Your task
Give the material once more, word for word, without any images.

--- BEGIN ---

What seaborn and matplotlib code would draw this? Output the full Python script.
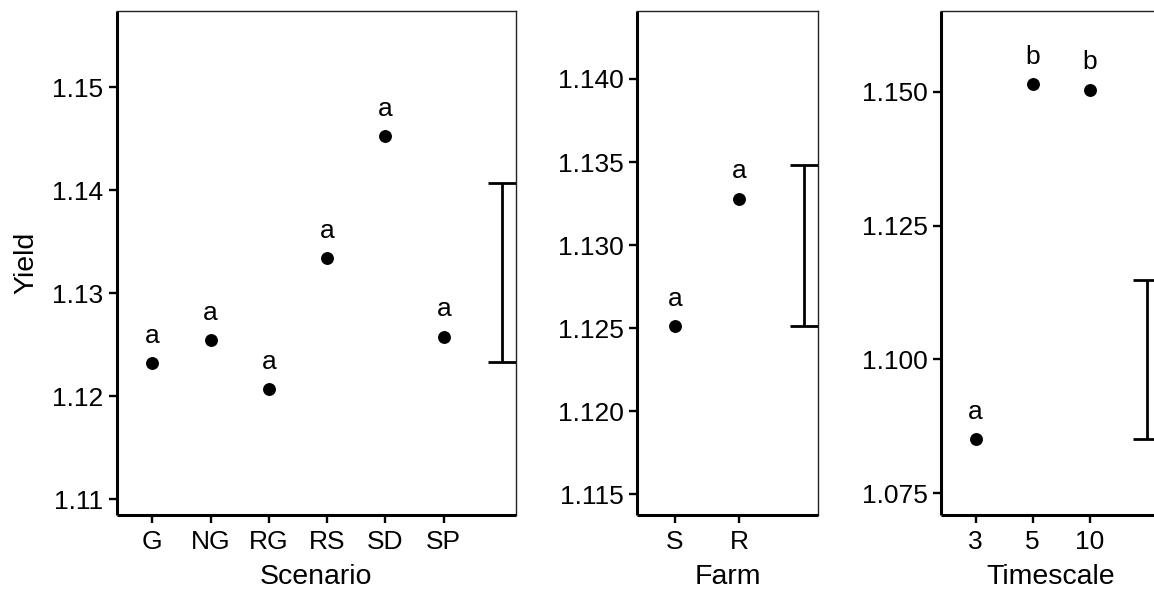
import numpy as np
import pandas as pd
import matplotlib
matplotlib.use("Agg")
import matplotlib.pyplot as plt
import seaborn as sns

# Mean yield per factor level with Tukey-style group letters
scenario_levels = ["G", "NG", "RG", "RS", "SD", "SP"]
scenario_yield = [1.1232, 1.1255, 1.1207, 1.1334, 1.1453, 1.1258]
scenario_letters = ["a", "a", "a", "a", "a", "a"]
scenario_lsd = [1.1233, 1.1407]

farm_levels = ["S", "R"]
farm_yield = [1.1251, 1.1328]
farm_letters = ["a", "a"]
farm_lsd = [1.1251, 1.1348]

timescale_levels = ["3", "5", "10"]
timescale_yield = [1.0851, 1.1514, 1.1504]
timescale_letters = ["a", "b", "b"]
timescale_lsd = [1.0852, 1.1149]

sns.set_theme(style="ticks")
plt.rcParams["font.family"] = ["Liberation Sans", "DejaVu Sans"]

FIG_W, FIG_H = 1154, 592
fig = plt.figure(figsize=(FIG_W / 100, FIG_H / 100), dpi=100)

TICK_FS = 19
TITLE_FS = 20.5

panels = [
    dict(levels=scenario_levels, values=scenario_yield, letters=scenario_letters,
         lsd=scenario_lsd, xlabel="Scenario", ylabel="Yield",
         box=(116.7, 515.7), xlim=(-0.61, 6.233), ylim=(1.10848, 1.15744),
         yticks=np.arange(1.11, 1.1501, 0.01), fmt="{:.2f}"),
    dict(levels=farm_levels, values=farm_yield, letters=farm_letters,
         lsd=farm_lsd, xlabel="Farm", ylabel=None,
         box=(637.3, 818.3), xlim=(-0.586, 2.229), ylim=(1.11375, 1.14411),
         yticks=np.arange(1.115, 1.14001, 0.005), fmt="{:.3f}"),
    dict(levels=timescale_levels, values=timescale_yield, letters=timescale_letters,
         lsd=timescale_lsd, xlabel="Timescale", ylabel=None,
         box=(940.7, 1161.0), xlim=(-0.61, 3.245), ylim=(1.07095, 1.16513),
         yticks=np.arange(1.075, 1.15001, 0.025), fmt="{:.3f}"),
]

top_px, bottom_px = 10.7, 515.0
for p in panels:
    x0, x1 = p["box"]
    ax = fig.add_axes([x0 / FIG_W, (FIG_H - bottom_px) / FIG_H,
                       (x1 - x0) / FIG_W, (bottom_px - top_px) / FIG_H])
    df = pd.DataFrame({"level": p["levels"], "value": p["values"]})
    sns.stripplot(data=df, x="level", y="value", order=p["levels"],
                  jitter=False, color="black", size=9.3, linewidth=0, ax=ax)

    # least significant difference bar to the right of the levels
    n = len(p["levels"])
    lo, hi = p["lsd"]
    ax.errorbar([n], [(lo + hi) / 2], yerr=[(hi - lo) / 2], fmt="none",
                ecolor="black", elinewidth=2.0, capsize=10, capthick=2.0,
                clip_on=False)

    for i, (v, letter) in enumerate(zip(p["values"], p["letters"])):
        ax.annotate(letter, (i, v), xytext=(0, 14.5), textcoords="offset points",
                    ha="center", va="baseline", fontsize=TICK_FS, color="black")

    ax.set_xlim(*p["xlim"])
    ax.set_ylim(*p["ylim"])
    ax.set_yticks(p["yticks"])
    ax.set_yticklabels([p["fmt"].format(t) for t in p["yticks"]])
    ax.set_xticks(range(n))
    ax.set_xticklabels(p["levels"])
    ax.minorticks_off()

    ax.set_xlabel(p["xlabel"], fontsize=TITLE_FS, labelpad=7, color="black")
    if p["ylabel"]:
        ax.set_ylabel(p["ylabel"], fontsize=TITLE_FS, labelpad=9, color="black")
    else:
        ax.set_ylabel("")

    ax.tick_params(axis="both", which="major", labelsize=TICK_FS, colors="black",
                   length=5.5, width=1.7)
    ax.tick_params(axis="x", pad=5.5)
    ax.tick_params(axis="y", pad=4)
    for side in ("left", "bottom"):
        ax.spines[side].set_linewidth(2.2)
        ax.spines[side].set_color("black")
        ax.spines[side].set_capstyle("butt")
    for side in ("top", "right"):
        ax.spines[side].set_visible(True)
        ax.spines[side].set_linewidth(1.0)
        ax.spines[side].set_color("#222222")
    ax.set_facecolor("white")

fig.savefig("out.png", dpi=100, facecolor="white")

--- END ---

Reply
What seaborn and matplotlib code would draw this? Output the full Python script.
import numpy as np
import pandas as pd
import matplotlib
matplotlib.use("Agg")
import matplotlib.pyplot as plt
import seaborn as sns

# Mean yield per factor level with Tukey-style group letters
scenario_levels = ["G", "NG", "RG", "RS", "SD", "SP"]
scenario_yield = [1.1232, 1.1255, 1.1207, 1.1334, 1.1453, 1.1258]
scenario_letters = ["a", "a", "a", "a", "a", "a"]
scenario_lsd = [1.1233, 1.1407]

farm_levels = ["S", "R"]
farm_yield = [1.1251, 1.1328]
farm_letters = ["a", "a"]
farm_lsd = [1.1251, 1.1348]

timescale_levels = ["3", "5", "10"]
timescale_yield = [1.0851, 1.1514, 1.1504]
timescale_letters = ["a", "b", "b"]
timescale_lsd = [1.0852, 1.1149]

sns.set_theme(style="ticks")
plt.rcParams["font.family"] = ["Liberation Sans", "DejaVu Sans"]

FIG_W, FIG_H = 1154, 592
fig = plt.figure(figsize=(FIG_W / 100, FIG_H / 100), dpi=100)

TICK_FS = 19
TITLE_FS = 20.5

panels = [
    dict(levels=scenario_levels, values=scenario_yield, letters=scenario_letters,
         lsd=scenario_lsd, xlabel="Scenario", ylabel="Yield",
         box=(116.7, 515.7), xlim=(-0.61, 6.233), ylim=(1.10848, 1.15744),
         yticks=np.arange(1.11, 1.1501, 0.01), fmt="{:.2f}"),
    dict(levels=farm_levels, values=farm_yield, letters=farm_letters,
         lsd=farm_lsd, xlabel="Farm", ylabel=None,
         box=(637.3, 818.3), xlim=(-0.586, 2.229), ylim=(1.11375, 1.14411),
         yticks=np.arange(1.115, 1.14001, 0.005), fmt="{:.3f}"),
    dict(levels=timescale_levels, values=timescale_yield, letters=timescale_letters,
         lsd=timescale_lsd, xlabel="Timescale", ylabel=None,
         box=(940.7, 1161.0), xlim=(-0.61, 3.245), ylim=(1.07095, 1.16513),
         yticks=np.arange(1.075, 1.15001, 0.025), fmt="{:.3f}"),
]

top_px, bottom_px = 10.7, 515.0
for p in panels:
    x0, x1 = p["box"]
    ax = fig.add_axes([x0 / FIG_W, (FIG_H - bottom_px) / FIG_H,
                       (x1 - x0) / FIG_W, (bottom_px - top_px) / FIG_H])
    df = pd.DataFrame({"level": p["levels"], "value": p["values"]})
    sns.stripplot(data=df, x="level", y="value", order=p["levels"],
                  jitter=False, color="black", size=9.3, linewidth=0, ax=ax)

    # least significant difference bar to the right of the levels
    n = len(p["levels"])
    lo, hi = p["lsd"]
    ax.errorbar([n], [(lo + hi) / 2], yerr=[(hi - lo) / 2], fmt="none",
                ecolor="black", elinewidth=2.0, capsize=10, capthick=2.0,
                clip_on=False)

    for i, (v, letter) in enumerate(zip(p["values"], p["letters"])):
        ax.annotate(letter, (i, v), xytext=(0, 14.5), textcoords="offset points",
                    ha="center", va="baseline", fontsize=TICK_FS, color="black")

    ax.set_xlim(*p["xlim"])
    ax.set_ylim(*p["ylim"])
    ax.set_yticks(p["yticks"])
    ax.set_yticklabels([p["fmt"].format(t) for t in p["yticks"]])
    ax.set_xticks(range(n))
    ax.set_xticklabels(p["levels"])
    ax.minorticks_off()

    ax.set_xlabel(p["xlabel"], fontsize=TITLE_FS, labelpad=7, color="black")
    if p["ylabel"]:
        ax.set_ylabel(p["ylabel"], fontsize=TITLE_FS, labelpad=9, color="black")
    else:
        ax.set_ylabel("")

    ax.tick_params(axis="both", which="major", labelsize=TICK_FS, colors="black",
                   length=5.5, width=1.7)
    ax.tick_params(axis="x", pad=5.5)
    ax.tick_params(axis="y", pad=4)
    for side in ("left", "bottom"):
        ax.spines[side].set_linewidth(2.2)
        ax.spines[side].set_color("black")
        ax.spines[side].set_capstyle("butt")
    for side in ("top", "right"):
        ax.spines[side].set_visible(True)
        ax.spines[side].set_linewidth(1.0)
        ax.spines[side].set_color("#222222")
    ax.set_facecolor("white")

fig.savefig("out.png", dpi=100, facecolor="white")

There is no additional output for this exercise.